The Sazerac is always drunk in an old fashioned glass with or without ice. It takes a rinse of anise liqueur, two ounces of rye, some sugar and a few generous dashes of Peychaud’s bitters. Sazeracs are always garnished with a thick lemon peel. To make it the way they did in the 1800s, substitute cognac for rye and absinthe for the Herbsaint.

Sazeracs are always stirred because it is entirely based of spirits. The drink should have uniform clarity while still being ice cold. Stirring gives the Sazerac a smooth, elegant texture and a clear pour.

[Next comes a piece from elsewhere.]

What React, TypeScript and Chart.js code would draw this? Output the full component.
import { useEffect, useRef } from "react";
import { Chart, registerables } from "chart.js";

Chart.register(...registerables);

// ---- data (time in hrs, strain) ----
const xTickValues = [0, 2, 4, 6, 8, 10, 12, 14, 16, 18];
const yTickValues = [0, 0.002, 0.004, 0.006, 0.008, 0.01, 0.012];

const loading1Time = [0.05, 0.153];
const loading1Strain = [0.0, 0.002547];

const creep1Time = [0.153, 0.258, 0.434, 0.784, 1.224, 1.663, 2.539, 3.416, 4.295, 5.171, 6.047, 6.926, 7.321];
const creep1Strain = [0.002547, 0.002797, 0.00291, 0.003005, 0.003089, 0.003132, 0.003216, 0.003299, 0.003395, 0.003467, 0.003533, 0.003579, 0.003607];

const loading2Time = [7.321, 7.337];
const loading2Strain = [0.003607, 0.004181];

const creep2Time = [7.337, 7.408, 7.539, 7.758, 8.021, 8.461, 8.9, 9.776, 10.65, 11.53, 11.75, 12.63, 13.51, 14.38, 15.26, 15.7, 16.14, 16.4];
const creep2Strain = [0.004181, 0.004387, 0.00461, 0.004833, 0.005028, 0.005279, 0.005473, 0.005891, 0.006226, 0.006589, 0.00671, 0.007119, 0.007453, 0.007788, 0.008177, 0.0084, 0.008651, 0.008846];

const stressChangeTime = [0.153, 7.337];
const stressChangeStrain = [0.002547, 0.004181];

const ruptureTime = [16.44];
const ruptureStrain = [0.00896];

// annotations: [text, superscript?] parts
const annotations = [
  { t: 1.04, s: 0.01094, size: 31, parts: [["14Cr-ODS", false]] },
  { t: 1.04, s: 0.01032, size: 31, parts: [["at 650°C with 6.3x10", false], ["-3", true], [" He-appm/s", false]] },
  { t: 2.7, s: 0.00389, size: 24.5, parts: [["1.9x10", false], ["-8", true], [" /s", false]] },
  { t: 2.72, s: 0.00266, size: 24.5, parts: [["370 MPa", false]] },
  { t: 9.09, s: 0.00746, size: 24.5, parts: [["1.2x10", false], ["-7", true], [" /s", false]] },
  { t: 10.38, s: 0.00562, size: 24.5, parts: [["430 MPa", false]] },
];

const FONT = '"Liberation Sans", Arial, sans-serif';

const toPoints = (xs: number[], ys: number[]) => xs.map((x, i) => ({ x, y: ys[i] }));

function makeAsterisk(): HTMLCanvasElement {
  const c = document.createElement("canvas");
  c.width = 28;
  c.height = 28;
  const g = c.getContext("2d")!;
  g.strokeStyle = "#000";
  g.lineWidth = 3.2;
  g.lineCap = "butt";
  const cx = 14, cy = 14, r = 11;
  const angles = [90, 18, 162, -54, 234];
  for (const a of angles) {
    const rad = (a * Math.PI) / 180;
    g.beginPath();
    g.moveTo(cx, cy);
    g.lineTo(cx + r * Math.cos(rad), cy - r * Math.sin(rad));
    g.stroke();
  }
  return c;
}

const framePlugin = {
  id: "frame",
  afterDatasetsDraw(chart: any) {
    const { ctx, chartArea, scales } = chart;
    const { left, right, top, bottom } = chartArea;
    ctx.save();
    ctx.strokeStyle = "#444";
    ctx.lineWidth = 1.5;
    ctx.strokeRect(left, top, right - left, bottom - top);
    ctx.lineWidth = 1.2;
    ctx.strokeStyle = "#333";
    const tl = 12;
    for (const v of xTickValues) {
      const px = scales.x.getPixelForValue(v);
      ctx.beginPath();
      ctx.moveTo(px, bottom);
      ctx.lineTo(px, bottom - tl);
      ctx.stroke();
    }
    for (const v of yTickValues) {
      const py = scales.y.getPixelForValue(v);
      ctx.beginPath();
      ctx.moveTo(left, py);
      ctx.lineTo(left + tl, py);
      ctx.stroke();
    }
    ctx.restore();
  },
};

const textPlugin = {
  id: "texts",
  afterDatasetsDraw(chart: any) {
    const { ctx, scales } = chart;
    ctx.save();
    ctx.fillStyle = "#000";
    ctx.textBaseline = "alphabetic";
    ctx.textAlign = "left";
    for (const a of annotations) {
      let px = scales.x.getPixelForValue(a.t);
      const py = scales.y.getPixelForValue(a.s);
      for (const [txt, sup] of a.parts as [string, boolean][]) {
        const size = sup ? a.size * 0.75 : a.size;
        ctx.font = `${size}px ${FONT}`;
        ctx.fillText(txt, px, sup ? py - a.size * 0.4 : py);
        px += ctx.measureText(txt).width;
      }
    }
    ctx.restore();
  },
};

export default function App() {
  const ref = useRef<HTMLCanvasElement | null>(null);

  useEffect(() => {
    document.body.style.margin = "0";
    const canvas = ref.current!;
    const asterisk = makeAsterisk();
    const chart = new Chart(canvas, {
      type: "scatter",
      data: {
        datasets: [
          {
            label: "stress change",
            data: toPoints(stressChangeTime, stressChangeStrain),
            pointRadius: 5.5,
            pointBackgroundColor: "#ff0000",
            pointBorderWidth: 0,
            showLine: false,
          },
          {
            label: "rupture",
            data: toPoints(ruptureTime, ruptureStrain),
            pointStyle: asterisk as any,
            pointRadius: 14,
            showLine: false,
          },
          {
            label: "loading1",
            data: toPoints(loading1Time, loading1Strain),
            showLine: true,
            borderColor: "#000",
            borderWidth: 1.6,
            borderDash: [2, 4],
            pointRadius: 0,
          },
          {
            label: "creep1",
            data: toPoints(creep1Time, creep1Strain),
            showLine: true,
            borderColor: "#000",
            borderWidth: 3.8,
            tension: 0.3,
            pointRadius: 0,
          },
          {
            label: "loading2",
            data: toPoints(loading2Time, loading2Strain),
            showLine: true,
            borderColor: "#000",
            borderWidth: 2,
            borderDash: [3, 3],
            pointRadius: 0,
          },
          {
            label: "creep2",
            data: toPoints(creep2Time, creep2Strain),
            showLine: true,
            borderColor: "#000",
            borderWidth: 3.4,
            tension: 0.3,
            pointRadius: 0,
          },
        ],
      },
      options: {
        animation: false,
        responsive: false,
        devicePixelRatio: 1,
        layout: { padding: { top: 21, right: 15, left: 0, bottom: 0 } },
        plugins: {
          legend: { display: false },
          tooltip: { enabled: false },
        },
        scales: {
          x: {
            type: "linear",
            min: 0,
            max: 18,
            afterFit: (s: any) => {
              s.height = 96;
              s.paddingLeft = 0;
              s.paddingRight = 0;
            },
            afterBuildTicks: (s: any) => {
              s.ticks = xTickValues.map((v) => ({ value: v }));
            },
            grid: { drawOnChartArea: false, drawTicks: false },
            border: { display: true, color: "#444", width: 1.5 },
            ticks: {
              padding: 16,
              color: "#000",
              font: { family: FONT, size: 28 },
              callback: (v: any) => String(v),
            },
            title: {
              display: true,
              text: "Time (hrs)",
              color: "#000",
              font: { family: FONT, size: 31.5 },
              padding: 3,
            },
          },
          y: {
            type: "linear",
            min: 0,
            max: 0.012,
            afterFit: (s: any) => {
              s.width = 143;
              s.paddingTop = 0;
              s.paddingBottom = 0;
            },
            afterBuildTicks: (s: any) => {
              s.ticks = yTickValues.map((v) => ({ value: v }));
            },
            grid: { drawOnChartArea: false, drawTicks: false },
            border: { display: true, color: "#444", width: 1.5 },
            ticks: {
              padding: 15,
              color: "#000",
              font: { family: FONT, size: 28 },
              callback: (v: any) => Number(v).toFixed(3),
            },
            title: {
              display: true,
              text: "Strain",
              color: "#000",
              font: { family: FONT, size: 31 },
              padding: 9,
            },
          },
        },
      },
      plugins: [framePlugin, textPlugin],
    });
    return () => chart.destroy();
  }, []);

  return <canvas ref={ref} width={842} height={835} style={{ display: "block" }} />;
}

I like to add anise liqueur directly to the mixing glass so not to waste it with the rinse. This results in a stronger anise flavour, which gives the Sazerac more depth. It’s all booze so it packs a punch, but the bitters and absinthe round it out and give it more atmosphere.


Sazerac Cocktail:

Splash (about 1/8 ounce) of absinthe, Herbsaint or Pernod

2 ounces rye

1/4 ounce simple syrup

4 generous dashes of Peychaud’s bitters

Garnish: thick piece of lemon zest

Combine the absinthe, Herbsaint or Pernod with rye, simple syrup and bitters in a mixing glass filled with ice. Stir until chilled and strain into a chilled old fashion glass with or without ice. Rub the lemon zest around the rim of the glass and serve with the lemon resting on the rim.

Note: To make simple syrup bring 1 cup of water to boil with 1 cup of sugar. It is ready to serve when the sugar as dissolved and the mixture has cooled.